By Jose Antonio Vargas
Washington Post Staff Writer
Listen to Bill, 71, a retired lobbyist in New Mexico:
“I’m probably the oldest of the callers, and I’ve been involved, off and on with men — discounting my Boy Scout and teenage years — since I was in my forties. I am married.”
John N. Craig of Fairfax runs a phone network and support group for closeted men who struggle to balance private yearnings with their public image. (Lucian Perkins — The Washington Post)

Listen to another Bill, 55, from Boston:
“There’s so many of us out there, it seems like it’s very, very good to communicate and support one another. . . . I feel like a typical male with an extra bonus, perhaps. My wife does not know.”

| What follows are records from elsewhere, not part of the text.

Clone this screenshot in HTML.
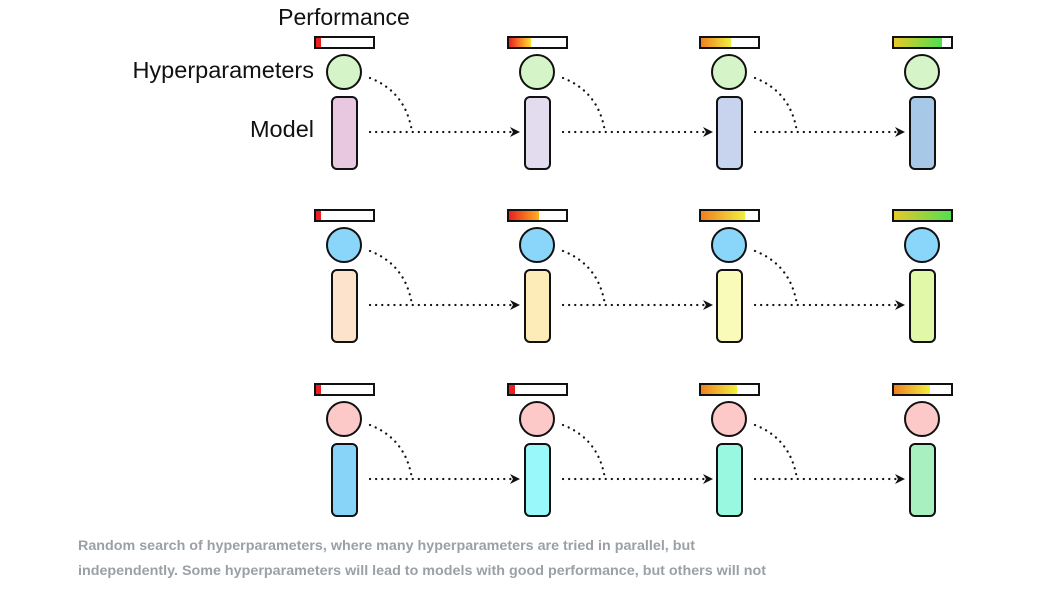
<!DOCTYPE html>
<html><head><meta charset="utf-8"><style>
html,body{margin:0;padding:0;background:#fff;width:1064px;height:596px;overflow:hidden}
</style></head><body>
<svg width="1064" height="596" viewBox="0 0 1064 596" xmlns="http://www.w3.org/2000/svg" font-family="Liberation Sans, sans-serif">
<defs>
<linearGradient id="ry" x1="0" x2="1"><stop offset="0" stop-color="#e82020"/><stop offset="1" stop-color="#ffe030"/></linearGradient>
<linearGradient id="ro" x1="0" x2="1"><stop offset="0" stop-color="#e82020"/><stop offset="1" stop-color="#ffb020"/></linearGradient>
<linearGradient id="oy" x1="0" x2="1"><stop offset="0" stop-color="#f08020"/><stop offset="1" stop-color="#f0f040"/></linearGradient>
<linearGradient id="yg" x1="0" x2="1"><stop offset="0" stop-color="#e8c828"/><stop offset="1" stop-color="#50e050"/></linearGradient>
<g id="conn">
<line x1="26" y1="95" x2="168" y2="95" stroke="#111" stroke-width="2.2" stroke-dasharray="0.1 6" stroke-linecap="round"/>
<path d="M166,90 L176,95 L166,100 L169,95 Z" fill="#111"/>
<path d="M26,41 Q62,55 68,95" fill="none" stroke="#111" stroke-width="2.2" stroke-dasharray="0.1 6" stroke-linecap="round"/>
</g>
<g id="frame">
<rect x="-29" y="0" width="59" height="11" fill="none" stroke="#111" stroke-width="2"/>
</g>
</defs>
<text x="344" y="25" font-size="23" text-anchor="middle" fill="#111">Performance</text>
<text x="314" y="78" font-size="23.5" text-anchor="end" fill="#111">Hyperparameters</text>
<text x="314" y="137" font-size="23.5" text-anchor="end" fill="#111">Model</text>

<!-- Row 1 -->
<g transform="translate(344,37)">
<rect x="-29" y="0" width="59" height="11" fill="#fff"/><rect x="-28" y="1" width="5" height="9" fill="#e82020"/><use href="#frame"/>
<circle cx="0" cy="35" r="17" fill="#d5f5c8" stroke="#111" stroke-width="2"/>
<rect x="-12" y="60" width="25" height="72" rx="5" fill="#e8c8e0" stroke="#111" stroke-width="2"/>
<use href="#conn"/></g>
<g transform="translate(537,37)">
<rect x="-29" y="0" width="59" height="11" fill="#fff"/><rect x="-28" y="1" width="22" height="9" fill="url(#ry)"/><use href="#frame"/>
<circle cx="0" cy="35" r="17" fill="#d5f5c8" stroke="#111" stroke-width="2"/>
<rect x="-12" y="60" width="25" height="72" rx="5" fill="#e2dcee" stroke="#111" stroke-width="2"/>
<use href="#conn"/></g>
<g transform="translate(729,37)">
<rect x="-29" y="0" width="59" height="11" fill="#fff"/><rect x="-28" y="1" width="30" height="9" fill="url(#oy)"/><use href="#frame"/>
<circle cx="0" cy="35" r="17" fill="#d5f5c8" stroke="#111" stroke-width="2"/>
<rect x="-12" y="60" width="25" height="72" rx="5" fill="#c8d4ee" stroke="#111" stroke-width="2"/>
<use href="#conn"/></g>
<g transform="translate(922,37)">
<rect x="-29" y="0" width="59" height="11" fill="#fff"/><rect x="-28" y="1" width="48" height="9" fill="url(#yg)"/><use href="#frame"/>
<circle cx="0" cy="35" r="17" fill="#d5f5c8" stroke="#111" stroke-width="2"/>
<rect x="-12" y="60" width="25" height="72" rx="5" fill="#a8c8e8" stroke="#111" stroke-width="2"/>
</g>

<!-- Row 2 -->
<g transform="translate(344,210)">
<rect x="-29" y="0" width="59" height="11" fill="#fff"/><rect x="-28" y="1" width="5" height="9" fill="#e82020"/><use href="#frame"/>
<circle cx="0" cy="35" r="17" fill="#8ad6fa" stroke="#111" stroke-width="2"/>
<rect x="-12" y="60" width="25" height="72" rx="5" fill="#fde2cc" stroke="#111" stroke-width="2"/>
<use href="#conn"/></g>
<g transform="translate(537,210)">
<rect x="-29" y="0" width="59" height="11" fill="#fff"/><rect x="-28" y="1" width="30" height="9" fill="url(#ro)"/><use href="#frame"/>
<circle cx="0" cy="35" r="17" fill="#8ad6fa" stroke="#111" stroke-width="2"/>
<rect x="-12" y="60" width="25" height="72" rx="5" fill="#fdecb8" stroke="#111" stroke-width="2"/>
<use href="#conn"/></g>
<g transform="translate(729,210)">
<rect x="-29" y="0" width="59" height="11" fill="#fff"/><rect x="-28" y="1" width="44" height="9" fill="url(#oy)"/><use href="#frame"/>
<circle cx="0" cy="35" r="17" fill="#8ad6fa" stroke="#111" stroke-width="2"/>
<rect x="-12" y="60" width="25" height="72" rx="5" fill="#f8fcb8" stroke="#111" stroke-width="2"/>
<use href="#conn"/></g>
<g transform="translate(922,210)">
<rect x="-29" y="0" width="59" height="11" fill="#fff"/><rect x="-28" y="1" width="58" height="9" fill="url(#yg)"/><use href="#frame"/>
<circle cx="0" cy="35" r="17" fill="#8ad6fa" stroke="#111" stroke-width="2"/>
<rect x="-12" y="60" width="25" height="72" rx="5" fill="#e0f8a8" stroke="#111" stroke-width="2"/>
</g>

<!-- Row 3 -->
<g transform="translate(344,384)">
<rect x="-29" y="0" width="59" height="11" fill="#fff"/><rect x="-28" y="1" width="5" height="9" fill="#e82020"/><use href="#frame"/>
<circle cx="0" cy="35" r="17" fill="#fcc8c8" stroke="#111" stroke-width="2"/>
<rect x="-12" y="60" width="25" height="72" rx="5" fill="#88d4f8" stroke="#111" stroke-width="2"/>
<use href="#conn"/></g>
<g transform="translate(537,384)">
<rect x="-29" y="0" width="59" height="11" fill="#fff"/><rect x="-28" y="1" width="6" height="9" fill="#e82020"/><use href="#frame"/>
<circle cx="0" cy="35" r="17" fill="#fcc8c8" stroke="#111" stroke-width="2"/>
<rect x="-12" y="60" width="25" height="72" rx="5" fill="#98f8fa" stroke="#111" stroke-width="2"/>
<use href="#conn"/></g>
<g transform="translate(729,384)">
<rect x="-29" y="0" width="59" height="11" fill="#fff"/><rect x="-28" y="1" width="36" height="9" fill="url(#oy)"/><use href="#frame"/>
<circle cx="0" cy="35" r="17" fill="#fcc8c8" stroke="#111" stroke-width="2"/>
<rect x="-12" y="60" width="25" height="72" rx="5" fill="#98f8e0" stroke="#111" stroke-width="2"/>
<use href="#conn"/></g>
<g transform="translate(922,384)">
<rect x="-29" y="0" width="59" height="11" fill="#fff"/><rect x="-28" y="1" width="36" height="9" fill="url(#oy)"/><use href="#frame"/>
<circle cx="0" cy="35" r="17" fill="#fcc8c8" stroke="#111" stroke-width="2"/>
<rect x="-12" y="60" width="25" height="72" rx="5" fill="#a8f0c0" stroke="#111" stroke-width="2"/>
</g>

<text x="78" y="550" font-size="13.5" font-weight="bold" fill="#9aa0a6" textLength="617" lengthAdjust="spacingAndGlyphs">Random search of hyperparameters, where many hyperparameters are tried in parallel, but</text>
<text x="78" y="575" font-size="13.5" font-weight="bold" fill="#9aa0a6" textLength="688" lengthAdjust="spacingAndGlyphs">independently. Some hyperparameters will lead to models with good performance, but others will not</text>
</svg>
</body></html>
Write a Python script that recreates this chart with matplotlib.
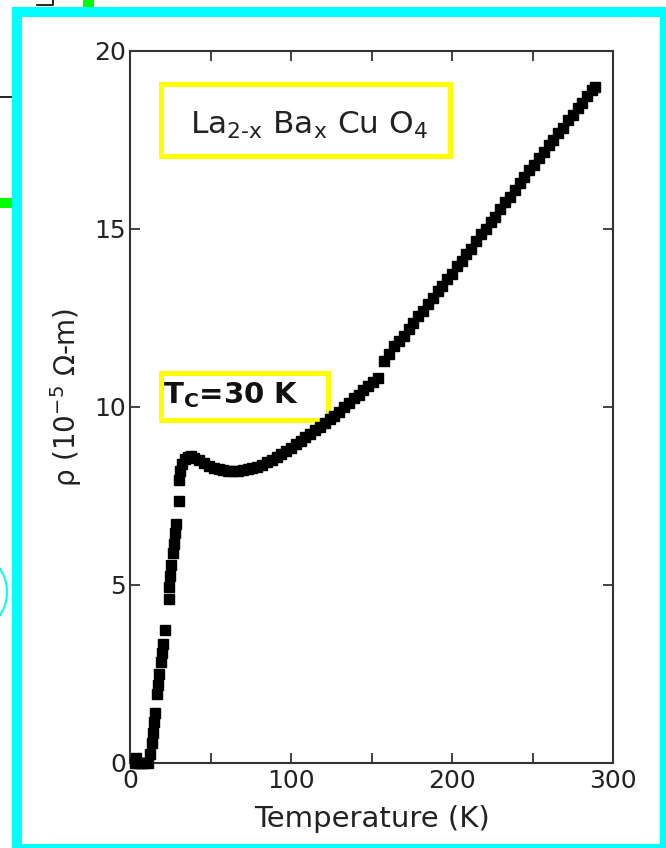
import matplotlib
matplotlib.use("Agg")
import matplotlib.pyplot as plt
from matplotlib.patches import Rectangle, Circle
from matplotlib.lines import Line2D

# resistivity of La(2-x)Ba(x)CuO4
temp_K = [3, 5, 7, 9, 11, 4, 12.5, 13.5, 14.5, 15, 15.5, 17, 17.5, 18, 19.5, 20, 20.5, 21.5,
          24, 24.5, 25, 25.5, 27, 27.5, 28, 28.5, 30.5, 30.5, 31, 32, 34, 36, 38, 40,
          43, 46, 49, 52, 55, 58, 61, 64, 67, 70, 73, 76, 79, 82, 85, 88, 91, 94, 97,
          100, 103, 106, 109, 112, 115, 118, 121, 124, 127, 130, 133, 136, 139, 142,
          145, 148, 151, 154,
          158, 161, 164, 167, 170, 173, 176, 179, 182, 185, 188, 191, 194, 197, 200,
          203, 206, 209, 212, 215, 218, 221, 224, 227, 230, 233, 236, 239, 242, 245,
          248, 251, 254, 257, 260, 263, 266, 269, 272, 275, 278, 281, 284, 287, 289]
rho = [0, 0, 0, 0, 0, 0.15, 0.25, 0.55, 0.85, 1.15, 1.4, 1.95, 2.2, 2.5, 2.85, 3.1, 3.35, 3.75,
       4.6, 4.95, 5.25, 5.55, 5.9, 6.15, 6.45, 6.7, 7.35, 7.95, 8.2, 8.4, 8.55, 8.6, 8.62, 8.58,
       8.5, 8.42, 8.35, 8.3, 8.27, 8.23, 8.2, 8.2, 8.2, 8.22, 8.25, 8.28, 8.32, 8.38, 8.45, 8.52,
       8.6, 8.68, 8.77,
       8.85, 8.95, 9.05, 9.15, 9.25, 9.35, 9.45, 9.55, 9.65, 9.75, 9.87, 10.0, 10.12, 10.25,
       10.35, 10.47, 10.58, 10.7, 10.82,
       11.3, 11.5, 11.7, 11.85, 12.0, 12.2, 12.35, 12.55, 12.7, 12.9, 13.05, 13.25, 13.4,
       13.6, 13.75, 13.95, 14.1, 14.3, 14.45, 14.65, 14.85, 15.0, 15.2, 15.35, 15.55, 15.75,
       15.9, 16.1, 16.3, 16.45, 16.65, 16.8, 17.0, 17.15, 17.35, 17.5, 17.7, 17.85, 18.05,
       18.2, 18.4, 18.55, 18.75, 18.9, 19.0]

x_ticks = [0, 100, 200, 300]
x_minor = [50, 150, 250]
y_ticks = [0, 5, 10, 15, 20]

W, H = 666, 848

def fx(px):
    return px / W

def fy(py):
    return 1 - py / H

fig = plt.figure(figsize=(W / 100, H / 100), dpi=100)
fig.patch.set_facecolor('white')

ax_l, ax_r, ax_t, ax_b = 130, 613, 51, 763
ax = fig.add_axes([fx(ax_l), fy(ax_b), (ax_r - ax_l) / W, (ax_b - ax_t) / H])
ax.set_xlim(0, 300)
ax.set_ylim(0, 20)

ax.plot(temp_K, rho, linestyle='none', marker='s', ms=7.5, color='black',
        mec='black', clip_on=False, zorder=4)

for s in ax.spines.values():
    s.set_linewidth(1.5)
    s.set_color('#333333')

ax.set_xticks(x_ticks)
ax.set_xticks(x_minor, minor=True)
ax.set_yticks(y_ticks)
ax.tick_params(axis='both', which='both', direction='in', top=True, right=True,
               length=7, width=1.3, color='#333333', labelsize=18, labelcolor='#222222')
ax.tick_params(axis='x', pad=4)
ax.tick_params(axis='y', pad=3)

ax.set_xlabel('Temperature (K)', fontsize=21, color='#222222', labelpad=9)
ax.set_ylabel(r'ρ (10$^{-5}$ Ω-m)', fontsize=20, color='#222222')
ax.yaxis.set_label_coords((84 - ax_l) / (ax_r - ax_l), (ax_b - 397) / (ax_b - ax_t))

# yellow boxes round the annotations
def ybox(x0, y0, x1, y1):
    r = Rectangle((fx(x0), fy(y1)), (x1 - x0) / W, (y1 - y0) / H, transform=fig.transFigure,
                  fill=False, edgecolor='#ffff00', linewidth=3.6, zorder=3, clip_on=False)
    ax.add_artist(r)

ybox(160.5, 84.5, 449.5, 155.5)
ybox(160.5, 372.5, 327.5, 419.5)

fig.text(fx(190), fy(134), r'La$_{\mathrm{2\text{-}x}}$ Ba$_{\mathrm{x}}$ Cu O$_{\mathrm{4}}$',
         fontsize=22.5, color='#222222', ha='left', va='baseline')
fig.text(fx(163), fy(403), r'T$_{\mathbf{C}}$=30 K', fontsize=21, fontweight='bold',
         color='#111111', ha='left', va='baseline')

# cyan frame and the bits of neighbouring graphics at the edges
fig.patches.append(Rectangle((fx(17), fy(849)), (665 - 17) / W, (849 - 12) / H,
                             transform=fig.transFigure, fill=False, edgecolor='#00ffff',
                             linewidth=7.2, zorder=5))
fig.patches.append(Rectangle((fx(83), fy(7)), 11 / W, 7 / H, transform=fig.transFigure,
                             facecolor='#00ff00', edgecolor='none', zorder=5))
fig.patches.append(Rectangle((fx(0), fy(208)), 12 / W, 10 / H, transform=fig.transFigure,
                             facecolor='#00ff00', edgecolor='none', zorder=5))
fig.lines.append(Line2D([fx(0), fx(12)], [fy(97), fy(97)], transform=fig.transFigure,
                        color='black', linewidth=1.2))
fig.lines.append(Line2D([fx(37), fx(53), fx(53)], [fy(5), fy(5), fy(0)],
                        transform=fig.transFigure, color='black', linewidth=1.2))
fig.patches.append(Circle((fx(-20), fy(592)), 27 / W, transform=fig.transFigure,
                          fill=False, edgecolor='#00ffff', linewidth=1.5))

fig.savefig('out.png', dpi=100)
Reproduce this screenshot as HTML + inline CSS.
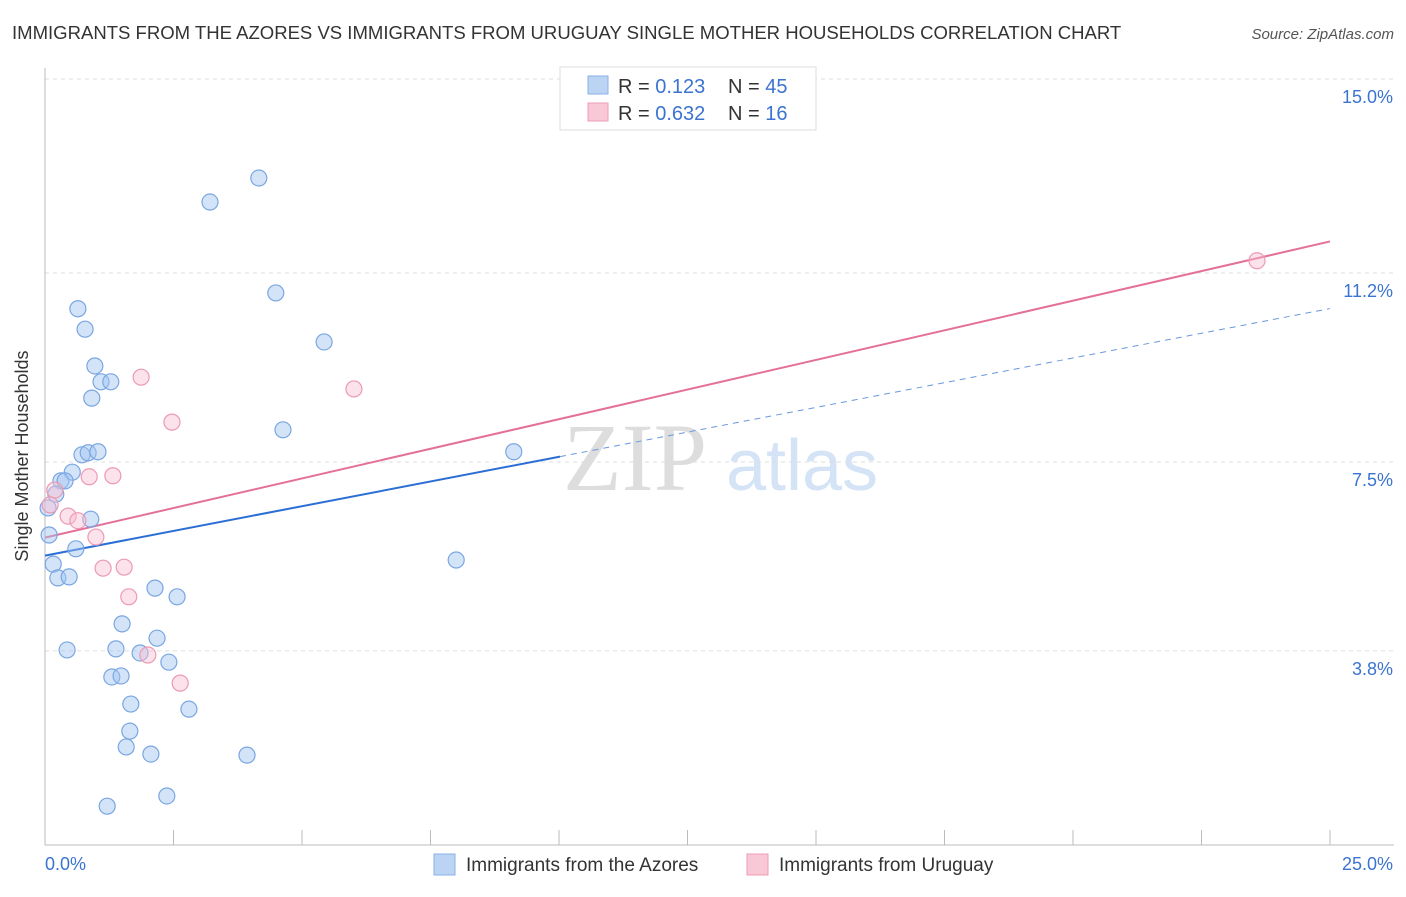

The Bills (along with Steve from New York, Joe from western Massachusetts, a nonprofit executive from the Washington area who won’t give his first name and a preacher from Toronto who also won’t give his first name) leave three- to five-minute voice messages, once or twice a week, in a “Voice RoundTable” created and facilitated by John N. Craig of Fairfax. Callers also listen to the others’ messages, making this a support group built around an answering machine, where no one interacts live.
That’s not all. Since 1990, Craig has organized dozens of three-day and one-day conferences for more than 200 complex closeted cases, white bisexual and gay men (where, exactly, is the line?) who are predominately in their forties, fifties and sixties. He has advertised for these gatherings — held in California, New York, Georgia, Ohio, Illinois, New Mexico and Massachusetts — in magazines such as the Atlantic Monthly, the New Republic and Harper’s.
Most participants are married.
Many have grown children.
Most hold high-ranking, leadership jobs.
That this is confidential with a capital C is understandable.
Craig, 52, is openly bisexual and holds a master’s degree in social work. “I’m strongly sexually attracted to men. I’m strongly attracted to women,” he says, sitting at a coffee shop on 14th Street NW yesterday morning. He was still trying to make sense of the spectacular disclosure Thursday by New Jersey Gov. James McGreevey — twice married with two daughters — that he is gay.